═════ Recorded information ═════

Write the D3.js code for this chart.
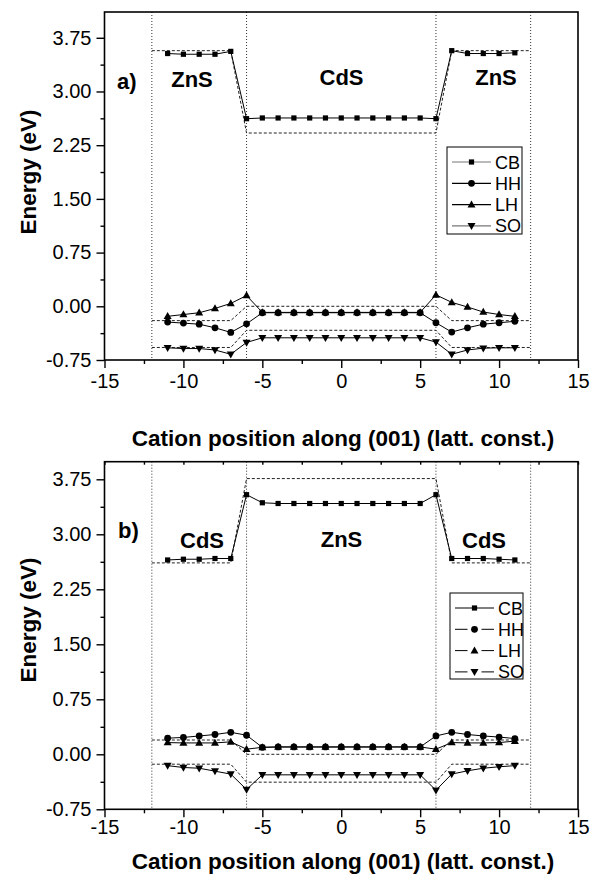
<!DOCTYPE html>
<html>
<head>
<meta charset="utf-8">
<script src="https://cdn.jsdelivr.net/npm/d3@7"></script>
<style>
  body { margin: 0; background: #fff; }
  text { font-family: "Liberation Sans", Arial, Helvetica, sans-serif; }
</style>
</head>
<body>
<svg id="chart" width="592" height="880"></svg>
<script>
// Cation positions along (001), in lattice constants
const positions = d3.range(-11, 12);

// Panel a: CdS well (|x| < 6) between ZnS barriers
const cbA = [3.53, 3.52, 3.52, 3.52, 3.56, 2.62, 2.63, 2.63, 2.63, 2.63, 2.63, 2.63,
             2.63, 2.63, 2.63, 2.63, 2.63, 2.62, 3.57, 3.53, 3.53, 3.53, 3.54];
const hhA = [-0.22, -0.235, -0.25, -0.30, -0.365, -0.245, -0.09, -0.09, -0.09, -0.09, -0.09, -0.09,
             -0.09, -0.09, -0.09, -0.09, -0.09, -0.23, -0.36, -0.30, -0.25, -0.23, -0.21];
const lhA = [-0.14, -0.115, -0.09, -0.03, 0.04, 0.15, -0.085, -0.085, -0.085, -0.085, -0.085, -0.085,
             -0.085, -0.085, -0.085, -0.085, -0.085, 0.16, 0.055, -0.01, -0.08, -0.115, -0.14];
const soA = [-0.58, -0.59, -0.59, -0.61, -0.67, -0.505, -0.44, -0.44, -0.44, -0.44, -0.44, -0.44,
             -0.44, -0.44, -0.44, -0.44, -0.44, -0.50, -0.67, -0.61, -0.585, -0.58, -0.58];

// Panel b: ZnS well (|x| < 6) between CdS barriers
const cbB = [2.65, 2.66, 2.66, 2.67, 2.67, 3.54, 3.43, 3.42, 3.42, 3.42, 3.42, 3.42,
             3.42, 3.42, 3.42, 3.42, 3.42, 3.54, 2.67, 2.67, 2.67, 2.66, 2.65];
const hhB = [0.22, 0.23, 0.25, 0.27, 0.30, 0.26, 0.095, 0.10, 0.10, 0.10, 0.10, 0.10,
             0.10, 0.10, 0.10, 0.10, 0.10, 0.25, 0.30, 0.27, 0.25, 0.235, 0.215];
const lhB = [0.16, 0.155, 0.155, 0.155, 0.17, 0.07, 0.095, 0.10, 0.10, 0.10, 0.10, 0.10,
             0.10, 0.10, 0.10, 0.10, 0.10, 0.07, 0.16, 0.155, 0.155, 0.16, 0.18];
const soB = [-0.155, -0.18, -0.19, -0.23, -0.27, -0.48, -0.28, -0.28, -0.28, -0.28, -0.28, -0.28,
             -0.28, -0.28, -0.28, -0.28, -0.28, -0.49, -0.27, -0.225, -0.19, -0.17, -0.155];

// Bulk band edges (dashed guides)
const bulkX = [-12, -7, -6, 6, 7, 12];
const bulkCbA = [3.57, 3.57, 2.42, 2.42, 3.57, 3.57];
const bulkHhA = [-0.20, -0.20, 0.0, 0.0, -0.20, -0.20];
const bulkSoA = [-0.575, -0.575, -0.335, -0.335, -0.575, -0.575];
const bulkCbB = [2.61, 2.61, 3.76, 3.76, 2.61, 2.61];
const bulkHhB = [0.195, 0.195, 0.0, 0.0, 0.195, 0.195];
const bulkSoB = [-0.135, -0.135, -0.38, -0.38, -0.135, -0.135];

// Interface positions (dotted verticals)
const interfaces = [-12, -6, 6, 12];

// Axis ticks
const xMajor = [-15, -10, -5, 0, 5, 10, 15];
const xMinor = [-12.5, -7.5, -2.5, 2.5, 7.5, 12.5];
const yMajor = [-0.75, 0.0, 0.75, 1.5, 2.25, 3.0, 3.75];
const yMinor = [-0.375, 0.375, 1.125, 1.875, 2.625, 3.375];

const bands = ["CB", "HH", "LH", "SO"];
const symbols = { CB: "square", HH: "circle", LH: "up", SO: "down" };

const svg = d3.select("#chart");
const hyphen = s => s.replace("\u2212", "-");

function marker(g, kind, x, y) {
  if (kind === "square") {
    g.append("rect").attr("x", x - 2.6).attr("y", y - 2.6).attr("width", 5.2).attr("height", 5.2).attr("fill", "#000");
  } else if (kind === "circle") {
    g.append("circle").attr("cx", x).attr("cy", y).attr("r", 3.4).attr("fill", "#000");
  } else if (kind === "up") {
    g.append("path").attr("d", `M${x},${y - 4.2}L${x + 4},${y + 2.8}L${x - 4},${y + 2.8}Z`).attr("fill", "#000");
  } else {
    g.append("path").attr("d", `M${x},${y + 4.2}L${x + 4},${y - 2.8}L${x - 4},${y - 2.8}Z`).attr("fill", "#000");
  }
}

function drawPanel(cfg) {
  const g = svg.append("g");
  const x = d3.scaleLinear().domain([-15, 15]).range([104.5, 578]);
  const y = d3.scaleLinear().domain(cfg.yDomain).range([cfg.bottom, cfg.top]);

  // interface lines
  g.selectAll("line.iface").data(interfaces).join("line")
    .attr("x1", d => x(d)).attr("x2", d => x(d))
    .attr("y1", cfg.top).attr("y2", cfg.bottom)
    .attr("stroke", "#333").attr("stroke-width", 1).attr("stroke-dasharray", "1,2");

  // bulk band edges
  const bulkLine = d3.line().x((d, i) => x(bulkX[i])).y(d => y(d));
  [cfg.bulkCb, cfg.bulkHh, cfg.bulkSo].forEach(arr => {
    g.append("path").attr("d", bulkLine(arr)).attr("fill", "none")
      .attr("stroke", "#222").attr("stroke-width", 1).attr("stroke-dasharray", "3,2");
  });

  // band profiles
  const line = d3.line().x((d, i) => x(positions[i])).y(d => y(d));
  cfg.series.forEach(vals => {
    g.append("path").attr("d", line(vals)).attr("fill", "none")
      .attr("stroke", "#000").attr("stroke-width", 1);
  });
  cfg.series.forEach((vals, k) => {
    vals.forEach((v, i) => marker(g, symbols[bands[k]], x(positions[i]), y(v)));
  });

  // frame
  g.append("rect").attr("x", x(-15)).attr("y", cfg.top)
    .attr("width", x(15) - x(-15)).attr("height", cfg.bottom - cfg.top)
    .attr("fill", "none").attr("stroke", "#000").attr("stroke-width", 1.6);

  // axes
  g.append("g").attr("transform", `translate(0,${cfg.bottom})`)
    .call(d3.axisBottom(x).tickValues(xMajor).tickSize(8).tickPadding(cfg.xPad).tickFormat(d => String(d)));
  g.append("g").attr("transform", `translate(0,${cfg.bottom})`)
    .call(d3.axisBottom(x).tickValues(xMinor).tickSize(4).tickFormat(""));
  g.append("g").attr("transform", `translate(${x(-15)},0)`)
    .call(d3.axisLeft(y).tickValues(yMajor).tickSize(8).tickPadding(5).tickFormat(d => hyphen(d3.format(".2f")(d))));
  g.append("g").attr("transform", `translate(${x(-15)},0)`)
    .call(d3.axisLeft(y).tickValues(yMinor).tickSize(4).tickFormat(""));
  if (cfg.topTicks) {
    g.append("g").attr("transform", `translate(0,${cfg.top})`)
      .call(d3.axisBottom(x).tickValues(xMajor.concat(xMinor)).tickSize(3).tickFormat(""));
  }
  g.selectAll(".domain").remove();
  g.selectAll(".tick line").attr("stroke", "#000").attr("stroke-width", 1.4);
  g.selectAll(".tick text").attr("font-size", 20).attr("fill", "#000")
    .style("font-family", '"Liberation Sans", Arial, sans-serif');

  // axis titles
  g.append("text").attr("x", 343).attr("y", cfg.xTitleY)
    .attr("text-anchor", "middle").attr("font-size", 22.5).attr("font-weight", "bold")
    .text("Cation position along (001) (latt. const.)");
  g.append("text").attr("transform", `translate(36,${cfg.yTitleY}) rotate(-90)`)
    .attr("text-anchor", "middle").attr("font-size", 22.5).attr("font-weight", "bold")
    .text("Energy (eV)");

  // region labels
  cfg.labels.forEach(l => {
    g.append("text").attr("x", l.x).attr("y", l.y).attr("text-anchor", l.anchor || "middle")
      .attr("font-size", 22).attr("font-weight", "bold").text(l.text);
  });

  // legend
  const L = cfg.legend;
  g.append("rect").attr("x", L.x).attr("y", L.y).attr("width", L.w).attr("height", L.h)
    .attr("fill", "#fff").attr("stroke", "#000").attr("stroke-width", 1);
  bands.forEach((b, i) => {
    const ly = L.y + 15 + i * 21.3;
    const lx0 = L.x + 5, lx1 = L.x + 44, mx = (lx0 + lx1) / 2;
    if (L.gap && i > 0) {
      g.append("line").attr("x1", lx0).attr("x2", mx - 7).attr("y1", ly).attr("y2", ly).attr("stroke", "#000");
      g.append("line").attr("x1", mx + 7).attr("x2", lx1).attr("y1", ly).attr("y2", ly).attr("stroke", "#000");
    } else {
      g.append("line").attr("x1", lx0).attr("x2", lx1).attr("y1", ly).attr("y2", ly)
        .attr("stroke", L.colors[i]).attr("stroke-width", 1.2);
    }
    marker(g, symbols[b], mx, ly);
    g.append("text").attr("x", lx1 + 4).attr("y", ly + 6.5).attr("font-size", 18).text(b);
  });
}

drawPanel({
  top: 12, bottom: 360, yDomain: [-0.75, 4.11], yTitleY: 172, xTitleY: 446, xPad: 6,
  series: [cbA, hhA, lhA, soA],
  bulkCb: bulkCbA, bulkHh: bulkHhA, bulkSo: bulkSoA,
  topTicks: false,
  labels: [
    { text: "a)", x: 117, y: 89, anchor: "start" },
    { text: "ZnS", x: 192, y: 87 },
    { text: "CdS", x: 341.5, y: 85 },
    { text: "ZnS", x: 496, y: 85 }
  ],
  legend: { x: 447, y: 147, w: 75, h: 87, gap: false, colors: ["#777", "#000", "#000", "#777"] }
});

drawPanel({
  top: 461.7, bottom: 809.3, yDomain: [-0.75, 3.99], yTitleY: 620, xTitleY: 869, xPad: 3,
  series: [cbB, hhB, lhB, soB],
  bulkCb: bulkCbB, bulkHh: bulkHhB, bulkSo: bulkSoB,
  topTicks: true,
  labels: [
    { text: "b)", x: 118, y: 538, anchor: "start" },
    { text: "CdS", x: 202, y: 548 },
    { text: "ZnS", x: 341.5, y: 547 },
    { text: "CdS", x: 484, y: 548 }
  ],
  legend: { x: 450, y: 593, w: 73, h: 86, gap: true, colors: ["#000", "#000", "#000", "#000"] }
});
</script>
</body>
</html>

═════

## [Written instruction]
Pictures stay out. Repeat only the lines from the beginning of the data through the line that has "const positions = d3.range(-11, 12);".

## [Expected output]
Write the D3.js code for this chart.
<!DOCTYPE html>
<html>
<head>
<meta charset="utf-8">
<script src="https://cdn.jsdelivr.net/npm/d3@7"></script>
<style>
  body { margin: 0; background: #fff; }
  text { font-family: "Liberation Sans", Arial, Helvetica, sans-serif; }
</style>
</head>
<body>
<svg id="chart" width="592" height="880"></svg>
<script>
// Cation positions along (001), in lattice constants
const positions = d3.range(-11, 12);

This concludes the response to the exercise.